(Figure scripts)

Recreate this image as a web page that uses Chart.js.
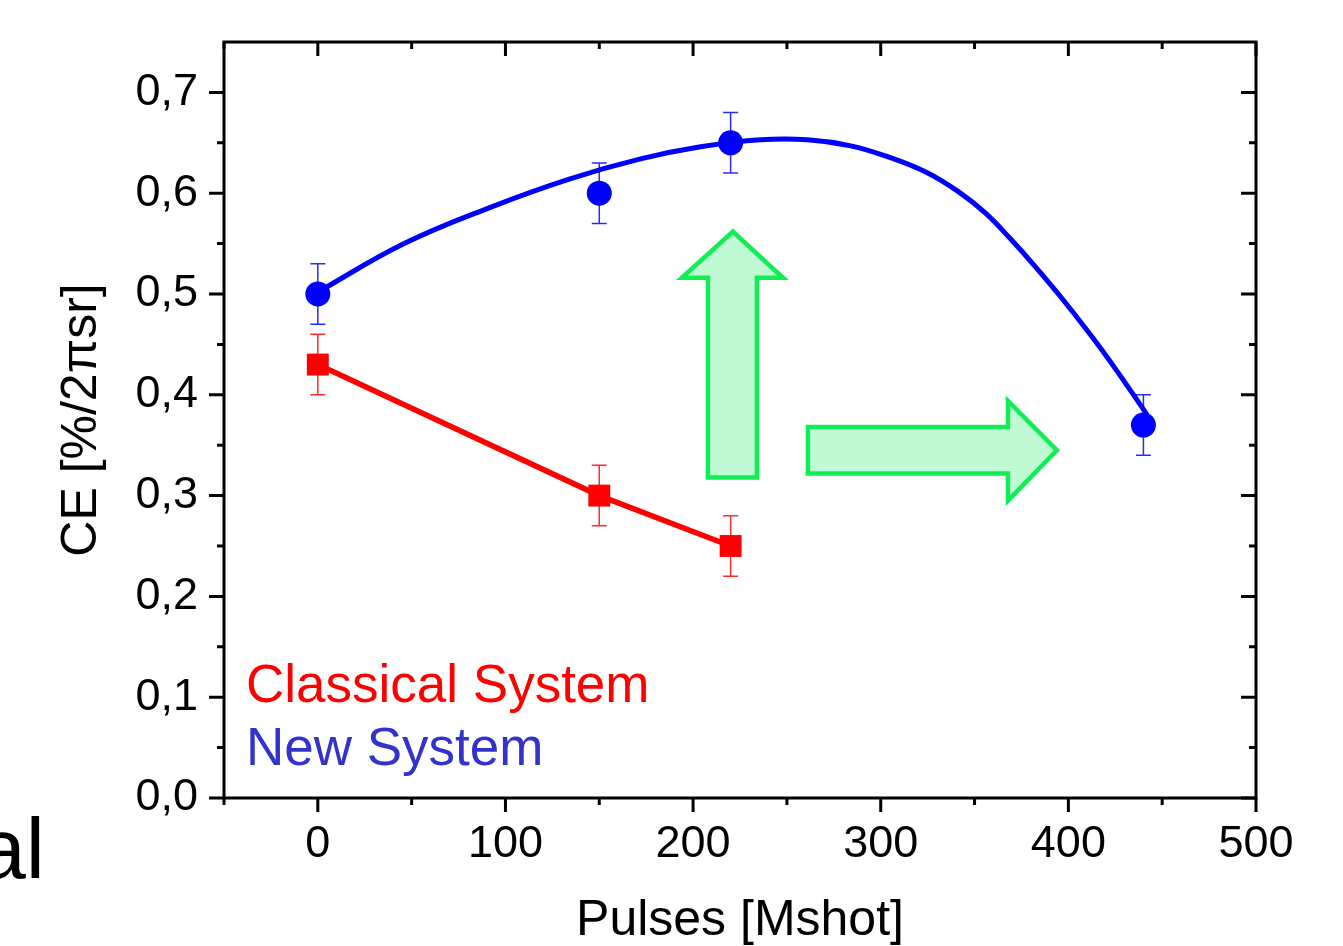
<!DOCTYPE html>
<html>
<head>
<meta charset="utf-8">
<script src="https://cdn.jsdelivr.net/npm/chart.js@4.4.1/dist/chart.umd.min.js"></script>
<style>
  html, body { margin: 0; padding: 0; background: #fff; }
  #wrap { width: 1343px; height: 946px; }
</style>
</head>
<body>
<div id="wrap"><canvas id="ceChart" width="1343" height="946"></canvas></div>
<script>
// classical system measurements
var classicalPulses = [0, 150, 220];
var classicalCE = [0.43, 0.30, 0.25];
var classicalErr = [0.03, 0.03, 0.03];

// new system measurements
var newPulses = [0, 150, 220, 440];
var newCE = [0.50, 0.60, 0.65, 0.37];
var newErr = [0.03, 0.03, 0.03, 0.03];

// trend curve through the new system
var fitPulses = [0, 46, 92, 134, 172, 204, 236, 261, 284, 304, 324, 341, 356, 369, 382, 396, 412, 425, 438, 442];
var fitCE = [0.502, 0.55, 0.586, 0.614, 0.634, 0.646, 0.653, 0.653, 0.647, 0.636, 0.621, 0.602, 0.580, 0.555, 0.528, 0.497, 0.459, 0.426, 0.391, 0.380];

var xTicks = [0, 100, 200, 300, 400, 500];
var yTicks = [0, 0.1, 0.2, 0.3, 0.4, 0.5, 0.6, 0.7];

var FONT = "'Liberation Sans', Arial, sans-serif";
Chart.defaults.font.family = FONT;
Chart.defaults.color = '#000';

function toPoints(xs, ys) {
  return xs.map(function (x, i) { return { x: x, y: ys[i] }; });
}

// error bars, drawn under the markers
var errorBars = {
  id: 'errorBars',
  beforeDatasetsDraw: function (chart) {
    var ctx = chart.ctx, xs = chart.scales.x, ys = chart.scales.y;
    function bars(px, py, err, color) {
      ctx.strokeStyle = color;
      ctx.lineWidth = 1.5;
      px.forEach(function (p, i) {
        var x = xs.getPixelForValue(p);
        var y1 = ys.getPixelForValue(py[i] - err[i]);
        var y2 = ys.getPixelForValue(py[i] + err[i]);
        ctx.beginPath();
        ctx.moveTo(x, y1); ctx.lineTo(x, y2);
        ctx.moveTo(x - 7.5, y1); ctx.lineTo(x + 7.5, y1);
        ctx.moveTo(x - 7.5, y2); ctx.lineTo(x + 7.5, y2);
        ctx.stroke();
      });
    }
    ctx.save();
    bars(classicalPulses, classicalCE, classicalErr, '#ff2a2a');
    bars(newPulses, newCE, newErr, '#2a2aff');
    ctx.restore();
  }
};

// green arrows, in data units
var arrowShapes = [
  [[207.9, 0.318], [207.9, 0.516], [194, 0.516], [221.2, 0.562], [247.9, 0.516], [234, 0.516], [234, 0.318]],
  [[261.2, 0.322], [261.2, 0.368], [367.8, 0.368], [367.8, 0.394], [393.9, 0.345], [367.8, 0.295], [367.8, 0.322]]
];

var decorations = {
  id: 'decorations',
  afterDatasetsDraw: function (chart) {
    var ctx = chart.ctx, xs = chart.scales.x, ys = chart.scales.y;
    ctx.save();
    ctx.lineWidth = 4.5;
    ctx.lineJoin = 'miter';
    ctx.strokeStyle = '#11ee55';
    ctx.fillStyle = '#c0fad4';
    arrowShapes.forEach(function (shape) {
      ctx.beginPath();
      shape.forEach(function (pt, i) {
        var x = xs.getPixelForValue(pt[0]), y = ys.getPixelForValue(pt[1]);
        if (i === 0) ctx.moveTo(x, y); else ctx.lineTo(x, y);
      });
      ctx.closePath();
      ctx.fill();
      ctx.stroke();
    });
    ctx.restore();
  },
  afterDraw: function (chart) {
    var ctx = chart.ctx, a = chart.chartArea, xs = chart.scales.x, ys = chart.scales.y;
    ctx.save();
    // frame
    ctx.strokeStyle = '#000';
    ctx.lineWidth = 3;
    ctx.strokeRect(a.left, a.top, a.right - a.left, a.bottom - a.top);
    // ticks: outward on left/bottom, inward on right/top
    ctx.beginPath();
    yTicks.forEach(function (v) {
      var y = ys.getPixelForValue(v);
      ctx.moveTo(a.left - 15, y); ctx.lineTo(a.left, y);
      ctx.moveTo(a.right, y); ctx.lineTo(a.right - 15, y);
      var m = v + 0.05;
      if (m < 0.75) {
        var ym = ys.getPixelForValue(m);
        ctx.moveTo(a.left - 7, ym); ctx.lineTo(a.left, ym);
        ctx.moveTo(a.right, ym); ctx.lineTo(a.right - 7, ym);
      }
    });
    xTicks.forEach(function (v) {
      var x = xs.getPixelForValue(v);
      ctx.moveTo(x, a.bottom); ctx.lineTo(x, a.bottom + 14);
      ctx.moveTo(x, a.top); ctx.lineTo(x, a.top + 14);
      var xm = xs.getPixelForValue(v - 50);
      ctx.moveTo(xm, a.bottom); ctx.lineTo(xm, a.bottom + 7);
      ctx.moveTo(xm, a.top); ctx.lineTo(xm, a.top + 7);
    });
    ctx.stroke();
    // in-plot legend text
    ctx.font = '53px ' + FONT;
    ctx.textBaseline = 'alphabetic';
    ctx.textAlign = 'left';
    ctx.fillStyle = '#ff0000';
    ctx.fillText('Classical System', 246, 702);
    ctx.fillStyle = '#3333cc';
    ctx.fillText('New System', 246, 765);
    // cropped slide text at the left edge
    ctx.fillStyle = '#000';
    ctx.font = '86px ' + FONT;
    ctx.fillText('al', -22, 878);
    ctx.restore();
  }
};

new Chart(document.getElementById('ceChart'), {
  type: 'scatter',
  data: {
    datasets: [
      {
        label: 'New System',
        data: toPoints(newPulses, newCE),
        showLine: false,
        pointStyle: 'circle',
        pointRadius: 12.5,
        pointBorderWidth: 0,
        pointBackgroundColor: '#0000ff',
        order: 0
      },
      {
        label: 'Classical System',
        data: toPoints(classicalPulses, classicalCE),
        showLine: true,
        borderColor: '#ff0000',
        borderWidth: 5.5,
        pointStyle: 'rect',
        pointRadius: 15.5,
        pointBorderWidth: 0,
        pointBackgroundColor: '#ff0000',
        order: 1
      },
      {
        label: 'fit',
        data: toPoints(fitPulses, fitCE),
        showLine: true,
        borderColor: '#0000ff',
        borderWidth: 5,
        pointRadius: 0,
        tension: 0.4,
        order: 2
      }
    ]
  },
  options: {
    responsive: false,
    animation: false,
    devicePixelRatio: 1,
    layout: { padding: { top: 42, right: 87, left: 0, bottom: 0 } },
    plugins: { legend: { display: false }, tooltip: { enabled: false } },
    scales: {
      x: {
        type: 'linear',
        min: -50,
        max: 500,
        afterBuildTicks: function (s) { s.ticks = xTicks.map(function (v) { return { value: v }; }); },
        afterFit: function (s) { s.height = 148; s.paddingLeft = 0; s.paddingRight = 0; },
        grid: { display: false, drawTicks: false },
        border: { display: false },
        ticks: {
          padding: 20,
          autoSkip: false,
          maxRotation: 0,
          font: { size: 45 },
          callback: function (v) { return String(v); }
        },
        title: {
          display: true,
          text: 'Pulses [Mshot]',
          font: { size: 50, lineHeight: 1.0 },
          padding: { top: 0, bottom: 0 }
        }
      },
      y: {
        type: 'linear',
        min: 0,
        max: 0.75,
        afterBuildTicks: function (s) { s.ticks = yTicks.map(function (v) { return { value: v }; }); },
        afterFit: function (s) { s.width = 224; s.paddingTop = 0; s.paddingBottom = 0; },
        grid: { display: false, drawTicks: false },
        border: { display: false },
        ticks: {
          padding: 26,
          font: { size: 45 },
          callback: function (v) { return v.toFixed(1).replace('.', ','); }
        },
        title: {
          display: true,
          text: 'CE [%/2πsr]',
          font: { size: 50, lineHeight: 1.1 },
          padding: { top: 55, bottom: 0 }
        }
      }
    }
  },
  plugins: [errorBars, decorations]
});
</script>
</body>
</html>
==
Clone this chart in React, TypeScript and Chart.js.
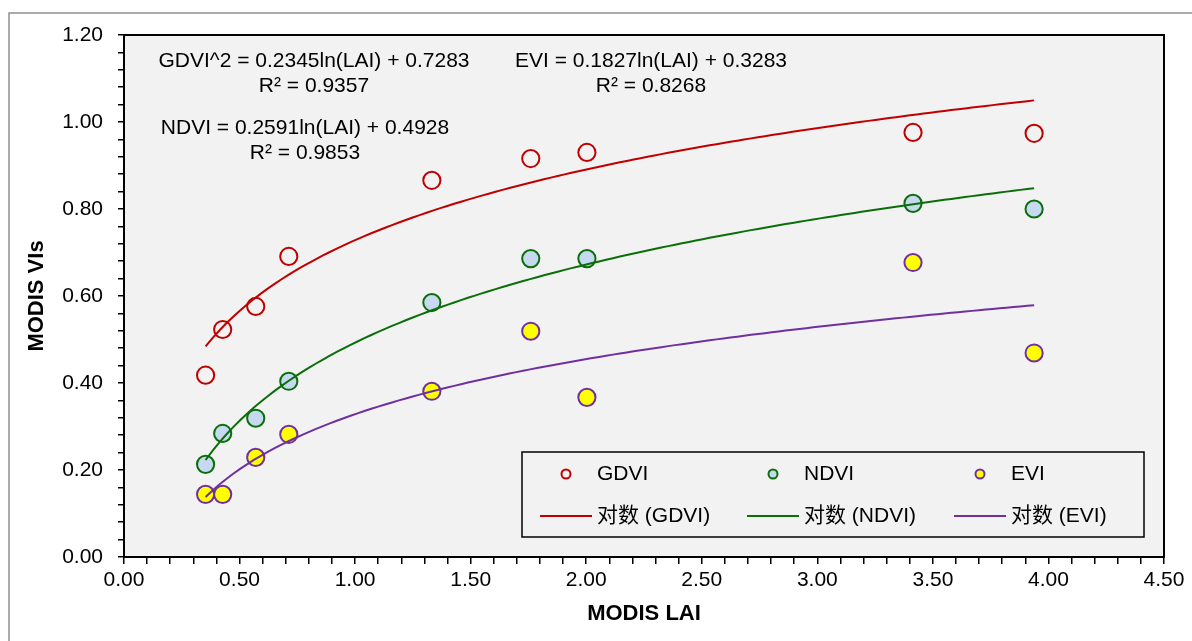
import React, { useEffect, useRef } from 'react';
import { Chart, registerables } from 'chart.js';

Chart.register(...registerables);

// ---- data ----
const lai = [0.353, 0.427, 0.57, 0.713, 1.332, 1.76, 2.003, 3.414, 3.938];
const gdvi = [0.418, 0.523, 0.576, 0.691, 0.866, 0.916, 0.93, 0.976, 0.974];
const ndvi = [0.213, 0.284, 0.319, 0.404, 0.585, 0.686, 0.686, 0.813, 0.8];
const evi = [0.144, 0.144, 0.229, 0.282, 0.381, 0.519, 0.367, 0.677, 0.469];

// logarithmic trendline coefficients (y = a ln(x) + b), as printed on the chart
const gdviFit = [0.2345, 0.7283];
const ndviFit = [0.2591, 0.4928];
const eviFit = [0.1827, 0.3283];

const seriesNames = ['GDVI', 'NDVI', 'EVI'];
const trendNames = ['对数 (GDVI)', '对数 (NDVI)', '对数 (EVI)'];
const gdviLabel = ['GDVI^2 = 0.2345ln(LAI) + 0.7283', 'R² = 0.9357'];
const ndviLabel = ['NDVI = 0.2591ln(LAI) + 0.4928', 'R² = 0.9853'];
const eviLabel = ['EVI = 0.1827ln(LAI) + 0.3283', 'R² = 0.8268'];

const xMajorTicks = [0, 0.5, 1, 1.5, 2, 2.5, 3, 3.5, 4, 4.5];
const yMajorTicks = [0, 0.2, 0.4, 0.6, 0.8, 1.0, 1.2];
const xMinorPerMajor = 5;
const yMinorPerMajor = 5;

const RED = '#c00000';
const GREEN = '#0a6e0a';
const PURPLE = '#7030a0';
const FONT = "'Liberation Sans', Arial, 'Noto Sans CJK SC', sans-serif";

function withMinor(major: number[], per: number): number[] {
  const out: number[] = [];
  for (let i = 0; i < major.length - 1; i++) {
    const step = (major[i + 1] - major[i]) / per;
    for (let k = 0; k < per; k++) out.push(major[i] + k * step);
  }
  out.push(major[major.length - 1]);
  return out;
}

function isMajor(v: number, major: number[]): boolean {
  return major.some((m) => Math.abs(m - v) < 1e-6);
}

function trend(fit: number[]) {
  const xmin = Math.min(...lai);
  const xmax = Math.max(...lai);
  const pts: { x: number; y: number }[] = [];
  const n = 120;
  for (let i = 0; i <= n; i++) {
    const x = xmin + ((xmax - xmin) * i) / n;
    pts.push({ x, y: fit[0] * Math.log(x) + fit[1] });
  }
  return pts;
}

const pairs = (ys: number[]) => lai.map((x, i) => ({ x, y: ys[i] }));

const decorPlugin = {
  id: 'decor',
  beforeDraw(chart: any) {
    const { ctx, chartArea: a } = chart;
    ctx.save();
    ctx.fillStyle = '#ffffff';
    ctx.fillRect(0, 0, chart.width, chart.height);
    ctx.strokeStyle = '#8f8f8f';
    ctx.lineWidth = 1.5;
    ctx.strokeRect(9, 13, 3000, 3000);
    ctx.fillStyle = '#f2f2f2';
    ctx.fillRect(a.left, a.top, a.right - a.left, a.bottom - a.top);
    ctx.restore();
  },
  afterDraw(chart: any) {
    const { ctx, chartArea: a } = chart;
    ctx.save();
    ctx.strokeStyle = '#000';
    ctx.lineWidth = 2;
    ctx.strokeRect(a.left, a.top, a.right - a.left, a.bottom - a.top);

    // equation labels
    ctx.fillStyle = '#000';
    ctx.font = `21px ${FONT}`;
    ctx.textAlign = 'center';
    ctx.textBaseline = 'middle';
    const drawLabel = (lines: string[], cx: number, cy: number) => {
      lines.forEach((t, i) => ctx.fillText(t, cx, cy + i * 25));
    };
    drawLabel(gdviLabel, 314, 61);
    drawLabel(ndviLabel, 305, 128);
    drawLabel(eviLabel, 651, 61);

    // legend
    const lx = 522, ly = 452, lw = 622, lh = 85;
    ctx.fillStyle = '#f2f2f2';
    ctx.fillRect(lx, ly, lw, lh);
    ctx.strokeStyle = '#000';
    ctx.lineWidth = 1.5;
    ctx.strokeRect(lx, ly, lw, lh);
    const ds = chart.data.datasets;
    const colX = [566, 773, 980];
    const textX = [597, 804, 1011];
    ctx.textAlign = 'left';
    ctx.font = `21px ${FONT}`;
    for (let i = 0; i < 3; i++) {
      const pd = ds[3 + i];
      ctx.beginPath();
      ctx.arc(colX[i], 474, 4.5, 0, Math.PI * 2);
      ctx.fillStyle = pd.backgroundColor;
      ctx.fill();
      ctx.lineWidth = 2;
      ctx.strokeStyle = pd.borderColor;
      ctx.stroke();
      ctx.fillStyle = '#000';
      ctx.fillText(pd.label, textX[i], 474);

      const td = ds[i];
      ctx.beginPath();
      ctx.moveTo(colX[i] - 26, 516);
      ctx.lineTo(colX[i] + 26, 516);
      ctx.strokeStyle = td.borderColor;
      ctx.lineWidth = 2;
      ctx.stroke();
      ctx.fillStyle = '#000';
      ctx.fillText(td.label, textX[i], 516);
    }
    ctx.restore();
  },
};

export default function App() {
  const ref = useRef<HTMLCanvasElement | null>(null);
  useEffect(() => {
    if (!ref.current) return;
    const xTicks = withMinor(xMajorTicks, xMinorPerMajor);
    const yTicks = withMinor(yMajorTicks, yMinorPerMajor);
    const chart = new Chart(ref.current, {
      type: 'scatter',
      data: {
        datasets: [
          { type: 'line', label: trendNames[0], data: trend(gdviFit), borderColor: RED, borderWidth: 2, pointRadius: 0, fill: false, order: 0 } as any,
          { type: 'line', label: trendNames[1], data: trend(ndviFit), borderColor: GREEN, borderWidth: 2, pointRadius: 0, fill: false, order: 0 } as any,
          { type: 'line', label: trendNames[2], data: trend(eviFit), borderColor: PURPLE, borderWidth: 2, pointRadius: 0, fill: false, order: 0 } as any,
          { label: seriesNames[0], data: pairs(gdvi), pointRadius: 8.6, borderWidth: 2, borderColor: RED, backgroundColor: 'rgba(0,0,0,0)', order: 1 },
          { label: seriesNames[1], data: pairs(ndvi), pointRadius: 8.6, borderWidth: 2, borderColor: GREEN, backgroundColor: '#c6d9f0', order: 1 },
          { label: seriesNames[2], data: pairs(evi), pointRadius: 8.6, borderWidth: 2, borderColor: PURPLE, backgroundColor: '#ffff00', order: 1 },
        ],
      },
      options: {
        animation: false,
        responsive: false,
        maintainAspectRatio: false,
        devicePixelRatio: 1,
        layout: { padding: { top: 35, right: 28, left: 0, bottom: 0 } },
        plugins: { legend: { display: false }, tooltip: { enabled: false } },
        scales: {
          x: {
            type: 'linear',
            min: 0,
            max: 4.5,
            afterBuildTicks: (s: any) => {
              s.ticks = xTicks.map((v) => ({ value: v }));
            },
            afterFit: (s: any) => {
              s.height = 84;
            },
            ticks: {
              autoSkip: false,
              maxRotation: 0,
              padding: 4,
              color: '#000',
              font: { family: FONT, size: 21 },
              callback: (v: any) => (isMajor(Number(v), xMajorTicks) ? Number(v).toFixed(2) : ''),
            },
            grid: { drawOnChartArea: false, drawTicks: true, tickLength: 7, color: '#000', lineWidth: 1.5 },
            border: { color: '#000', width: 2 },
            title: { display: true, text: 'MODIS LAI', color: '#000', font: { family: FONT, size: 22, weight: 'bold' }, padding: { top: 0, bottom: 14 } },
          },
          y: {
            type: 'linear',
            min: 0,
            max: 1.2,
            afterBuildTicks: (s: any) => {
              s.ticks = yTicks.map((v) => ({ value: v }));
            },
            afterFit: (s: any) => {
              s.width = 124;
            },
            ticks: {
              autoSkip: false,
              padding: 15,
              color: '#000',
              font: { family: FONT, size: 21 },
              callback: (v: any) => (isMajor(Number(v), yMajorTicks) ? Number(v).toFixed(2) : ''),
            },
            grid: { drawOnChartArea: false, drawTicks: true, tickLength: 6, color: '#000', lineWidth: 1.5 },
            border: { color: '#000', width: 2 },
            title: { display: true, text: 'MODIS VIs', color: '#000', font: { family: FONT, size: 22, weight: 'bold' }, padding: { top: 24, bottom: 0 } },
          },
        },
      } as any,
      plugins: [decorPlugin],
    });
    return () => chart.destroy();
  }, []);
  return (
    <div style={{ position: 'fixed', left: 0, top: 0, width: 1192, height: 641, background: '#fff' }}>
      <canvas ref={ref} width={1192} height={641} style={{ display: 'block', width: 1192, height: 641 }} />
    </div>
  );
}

*Task objective*: From the listing above, repeat only the lines between the line containing "Clone this chart" and the line containing "Chart.register(...registerables);", those two included. Pictures are not part of the copy.

*Exercise response*:
Clone this chart in React, TypeScript and Chart.js.
import React, { useEffect, useRef } from 'react';
import { Chart, registerables } from 'chart.js';

Chart.register(...registerables);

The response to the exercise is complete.